Begin with the first line of the material and write out each line exactly, ending with the line that contains "(130,143) (103,193) (88,237)". Pictures are not part of the copy.

= = = = = = =

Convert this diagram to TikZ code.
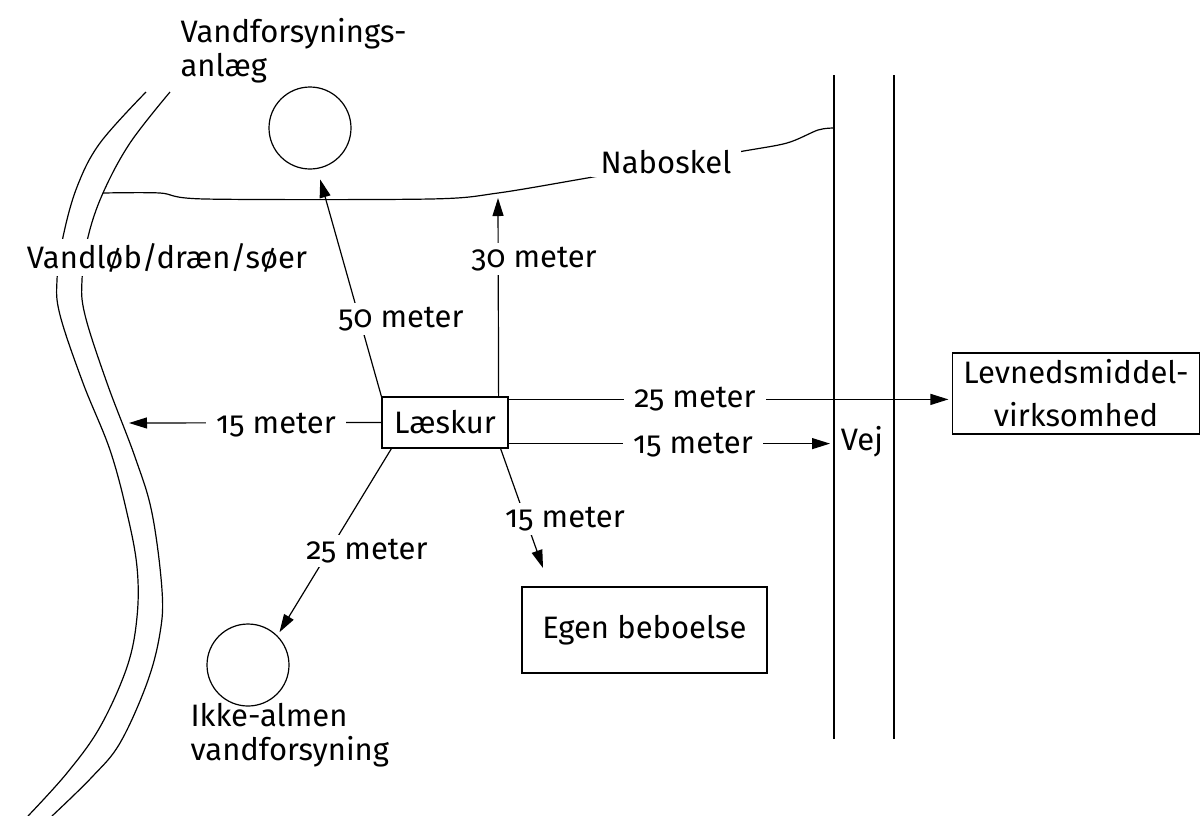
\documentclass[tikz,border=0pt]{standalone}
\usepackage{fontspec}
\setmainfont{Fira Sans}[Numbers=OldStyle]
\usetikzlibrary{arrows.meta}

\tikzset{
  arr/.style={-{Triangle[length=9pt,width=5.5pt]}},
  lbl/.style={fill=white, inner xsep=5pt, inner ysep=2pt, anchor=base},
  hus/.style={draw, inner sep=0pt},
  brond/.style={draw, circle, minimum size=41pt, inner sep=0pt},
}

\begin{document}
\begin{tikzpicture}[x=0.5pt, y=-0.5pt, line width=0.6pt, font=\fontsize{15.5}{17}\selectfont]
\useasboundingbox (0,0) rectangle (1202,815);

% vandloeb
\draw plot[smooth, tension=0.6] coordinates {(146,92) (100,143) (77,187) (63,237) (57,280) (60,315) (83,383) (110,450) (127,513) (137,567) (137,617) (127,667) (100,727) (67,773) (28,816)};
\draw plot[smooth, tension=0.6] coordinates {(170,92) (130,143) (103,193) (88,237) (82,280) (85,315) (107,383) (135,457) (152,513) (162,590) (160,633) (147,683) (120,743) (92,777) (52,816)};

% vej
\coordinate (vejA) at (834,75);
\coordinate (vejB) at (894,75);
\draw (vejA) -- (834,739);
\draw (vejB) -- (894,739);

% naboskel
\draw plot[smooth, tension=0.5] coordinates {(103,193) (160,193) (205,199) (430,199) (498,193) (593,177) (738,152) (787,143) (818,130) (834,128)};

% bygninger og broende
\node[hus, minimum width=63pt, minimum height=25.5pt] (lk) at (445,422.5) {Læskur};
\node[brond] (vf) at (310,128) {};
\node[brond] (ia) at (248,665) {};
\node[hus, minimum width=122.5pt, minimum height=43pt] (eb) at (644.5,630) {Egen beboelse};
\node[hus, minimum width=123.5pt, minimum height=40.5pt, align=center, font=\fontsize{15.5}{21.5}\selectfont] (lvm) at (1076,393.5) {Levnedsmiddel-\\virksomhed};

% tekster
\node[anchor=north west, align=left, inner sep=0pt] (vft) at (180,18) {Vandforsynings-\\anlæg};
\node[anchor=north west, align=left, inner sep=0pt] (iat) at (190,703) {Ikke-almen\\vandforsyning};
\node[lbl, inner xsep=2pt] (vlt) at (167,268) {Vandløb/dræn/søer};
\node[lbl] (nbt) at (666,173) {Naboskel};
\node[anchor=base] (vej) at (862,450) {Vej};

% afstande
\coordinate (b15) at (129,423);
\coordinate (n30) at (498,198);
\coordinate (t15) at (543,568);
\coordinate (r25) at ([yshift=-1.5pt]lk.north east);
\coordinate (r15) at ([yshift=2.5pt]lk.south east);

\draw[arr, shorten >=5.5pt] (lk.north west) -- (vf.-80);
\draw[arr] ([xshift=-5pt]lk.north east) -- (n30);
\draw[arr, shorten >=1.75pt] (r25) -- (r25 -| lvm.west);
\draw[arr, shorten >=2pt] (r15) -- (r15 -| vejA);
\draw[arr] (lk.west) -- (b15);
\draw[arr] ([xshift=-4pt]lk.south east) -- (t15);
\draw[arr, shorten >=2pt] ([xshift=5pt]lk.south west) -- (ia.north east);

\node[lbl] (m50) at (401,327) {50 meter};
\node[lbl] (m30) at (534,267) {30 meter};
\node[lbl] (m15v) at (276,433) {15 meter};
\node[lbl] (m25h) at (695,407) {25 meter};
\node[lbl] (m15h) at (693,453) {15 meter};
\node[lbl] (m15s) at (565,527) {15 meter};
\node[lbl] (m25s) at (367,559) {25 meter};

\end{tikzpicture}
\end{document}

= = = = = = =

_Written reply:_
Convert this diagram to TikZ code.
\documentclass[tikz,border=0pt]{standalone}
\usepackage{fontspec}
\setmainfont{Fira Sans}[Numbers=OldStyle]
\usetikzlibrary{arrows.meta}

\tikzset{
  arr/.style={-{Triangle[length=9pt,width=5.5pt]}},
  lbl/.style={fill=white, inner xsep=5pt, inner ysep=2pt, anchor=base},
  hus/.style={draw, inner sep=0pt},
  brond/.style={draw, circle, minimum size=41pt, inner sep=0pt},
}

\begin{document}
\begin{tikzpicture}[x=0.5pt, y=-0.5pt, line width=0.6pt, font=\fontsize{15.5}{17}\selectfont]
\useasboundingbox (0,0) rectangle (1202,815);

% vandloeb
\draw plot[smooth, tension=0.6] coordinates {(146,92) (100,143) (77,187) (63,237) (57,280) (60,315) (83,383) (110,450) (127,513) (137,567) (137,617) (127,667) (100,727) (67,773) (28,816)};
\draw plot[smooth, tension=0.6] coordinates {(170,92) (130,143) (103,193) (88,237) (82,280) (85,315) (107,383) (135,457) (152,513) (162,590) (160,633) (147,683) (120,743) (92,777) (52,816)};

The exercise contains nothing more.